Le chiffre de la population, fit remarquer le citoyen Marsillacq, permet de penser qu'un instituteur primaire trouvera à Mauzé, tant dans la rétribution proportionnée au nombre d'élèves que dans l'indemnité de logement qui lui reviendra, les moyens d'une existence honnête."
Les conseillers approuvèrent et leur choix se porta sur le citoyen Poudret qui réunissait, dit le procès-verbal, toutes les qualités requises. On fixa ensuite le montant de la rétribution scolaire : 1 fr 20 pour un élève commençant à lire, 1 fr 75 pour celui qui lisait et commençait à écrire, 5 fr. pour celui qu'il fallait initier à l'arithmétique. Il fut précisé que les élèves dont les parents seraient trop pauvres pour payer la rétribution seraient gratuitement admis, mais que leur nombre ne devait pas excéder le cinquième du nombre total. Enfin l'indemnité de logement fut fixée à 150 fr. par an.

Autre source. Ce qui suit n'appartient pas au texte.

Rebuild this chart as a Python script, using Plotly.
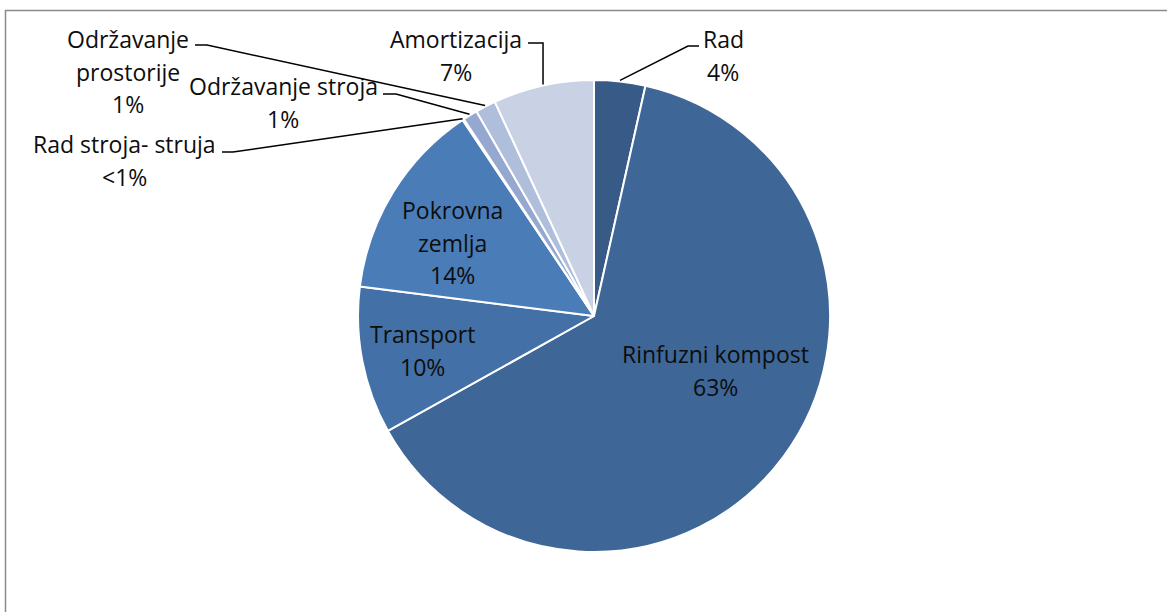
import math
import plotly.graph_objects as go

# ---- data ----
labels = ["Rad", "Rinfuzni kompost", "Transport", "Pokrovna zemlja",
          "Rad stroja- struja", "Održavanje stroja", "Održavanje prostorije",
          "Amortizacija"]
values = [3.5, 63.4, 10.1, 13.6, 0.1, 1.0, 1.4, 6.9]
colors = ["#375A87", "#3E6697", "#4371A7", "#4A7CB8",
          "#7E96C8", "#95A8D0", "#AFBEDB", "#C9D2E5"]

W, H = 1167, 612
OFF = 0
CX, CY, R = 594, 316, 236


def px(x, y):
    return (x - OFF) / W, 1 - (y - OFF) / H


dx0, dy0 = px(CX - R, CY + R)
dx1, dy1 = px(CX + R, CY - R)
fig = go.Figure(go.Pie(
    labels=labels, values=values, sort=False, direction="clockwise",
    rotation=0, textinfo="none", showlegend=False,
    marker=dict(colors=colors, line=dict(color="white", width=2)),
    domain=dict(x=[dx0, dx1], y=[dy0, dy1]),
))

total = sum(values)


def pct_text(v):
    p = v / total * 100
    return "<1%" if p < 1 else f"{round(p)}%"


def edge_point(i, extra=0):
    cum = sum(values[:i]) + values[i] / 2
    th = 2 * math.pi * cum / total
    return CX + (R + extra) * math.sin(th), CY - (R + extra) * math.cos(th)


# label layout: lines (name parts), center x, first baseline y
layout_spec = {
    0: (["Rad"], 723, 47),
    1: (["Rinfuzni kompost"], 715, 362),
    2: (["Transport"], 422, 342),
    3: (["Pokrovna", "zemlja"], 452, 218),
    4: (["Rad stroja- struja"], 124, 152),
    5: (["Održavanje stroja"], 283, 94),
    6: (["Održavanje", "prostorije"], 128, 47),
    7: (["Amortizacija"], 456, 47),
}
LS = 32.8
FS = 23
FONT = dict(family="Open Sans", size=FS, color="#0d0d0d")
annotations = []
for i, (parts, xc, yb) in layout_spec.items():
    lines = parts + [pct_text(values[i])]
    for k, t in enumerate(lines):
        yy = yb + k * LS - 0.36 * FS
        x, y = px(xc, yy)
        annotations.append(dict(text=t, x=x, y=y, xref="paper", yref="paper",
                                xanchor="center", yanchor="middle",
                                showarrow=False, font=FONT))

shapes = []
# frame
x0, y0 = px(5.5, 10.5)
x1, y1 = px(1185, 640)
shapes.append(dict(type="rect", xref="paper", yref="paper", x0=x0, y0=y1, x1=x1, y1=y0,
                   line=dict(color="#8a8a8a", width=1.5), fillcolor="rgba(0,0,0,0)", layer="below"))


def leader(points):
    pts = [px(*p) for p in points]
    path = "M " + " L ".join(f"{a},{b}" for a, b in pts)
    shapes.append(dict(type="path", xref="paper", yref="paper", path=path,
                       line=dict(color="black", width=1.5)))


# Rad
ex, ey = edge_point(0, 1)
leader([(ex, ey), (688, 46), (699, 46)])
# Amortizacija
ex, ey = edge_point(7, 1)
leader([(528, 43), (ex, 43), (ex, ey)])
# Održavanje prostorije
ex, ey = edge_point(6, 1)
leader([(195, 45), (207, 45), (ex, ey)])
# Održavanje stroja
ex, ey = edge_point(5, 1)
leader([(383, 94), (396, 94), (ex, ey)])
# Rad stroja- struja
ex, ey = edge_point(4, 1)
leader([(222, 152), (233, 152), (ex, ey)])

fig.update_layout(width=W, height=H, margin=dict(l=0, r=0, t=0, b=0),
                  paper_bgcolor="white", plot_bgcolor="white",
                  annotations=annotations, shapes=shapes)
fig.write_html("out.html", config={"displayModeBar": False},
               post_script="document.body.style.margin='0';")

Il n'était pas dans mon propos d'aller plus loin. Un des enseignants de Mauzé, qui aurait accès aux archives municipales aussi bien qu'à celles de l'Inspection Académique, aura peut-être le désir de continuer cette histoire.
Raoul Germond
(1) Journal de Jean Migault ou Malheurs d une famille protestante, du Poitou à l'époque de la Révocation de l'Édit de Nantes, manuscrit trouvé entre les mains d'un descendant de l'auteur et publié, avec des notes, par D. de Bray, pasteur de l'Église protestante de Niort, chez Robin et Cie, libraires, 50 rue des Halles, en 1840.
(2) Cette fort ancienne maison, souvent citée dans l'histoire de Mauzé, appartient aujourd'hui à Mme Savary ( , rue du Doué). Les Ranques étaient seigneurs de Grange, Prin, la barre, Clesgue, le Breuil-Barrabin et autres lieux.